I like to end the first lecture of Discrete Math by talking about SAT and asking the students if they think it can be solved much faster than the obvious 2^n algorithm. This semester in honors DM I got the usual heuristics (look for a contradiction!) that may well help but certainly won't get down to much better than 2^n in all cases. This leads to nice discussions of worst-case vs avg-case and formal vs what-works-in-practice.
I also got the following answers:
SAT cannot be done better than 2^n since P ≠ NP.
SAT can be done in O(n) time with a Quantum Computer.
They both made there assertions boldly! I gently corrected them. They had both read it on the web.
I suspect that the P ≠ NP person read something that was correct (perhaps a survey that said 80% of all theorists THINK P ≠ NP) and misconstrued it, while the second person read something that was just wrong (perhaps one of those by the many worlds quantum theory a quantum computer can look at all possibilities at the same time people).
SO- they went and looked up stuff on their own (YEAH) but didn't quite understand it (BOO)

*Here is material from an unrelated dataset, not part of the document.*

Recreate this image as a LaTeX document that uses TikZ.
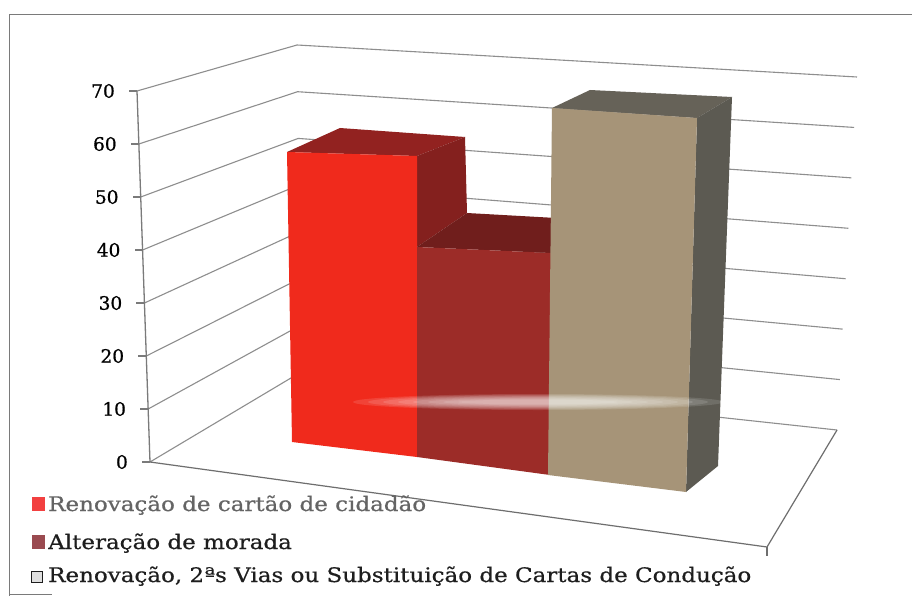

or read incorrect things (BOO). But I will correct them (YEAH). But there are other people who will never get corrected (BOO). But there are others who will get interested in these things because of the false things they read (YEAH?) The quantum person might either NOT go into quantum computing since he thinks its all bogus now, or GO INTO it since he is now curious about what is really going on.
SO the real question is: if people get excited about math or science for the wrong reasons, is that good?bad? Do you know of examples where incorrect but exciting science writing lead to someone doing real science?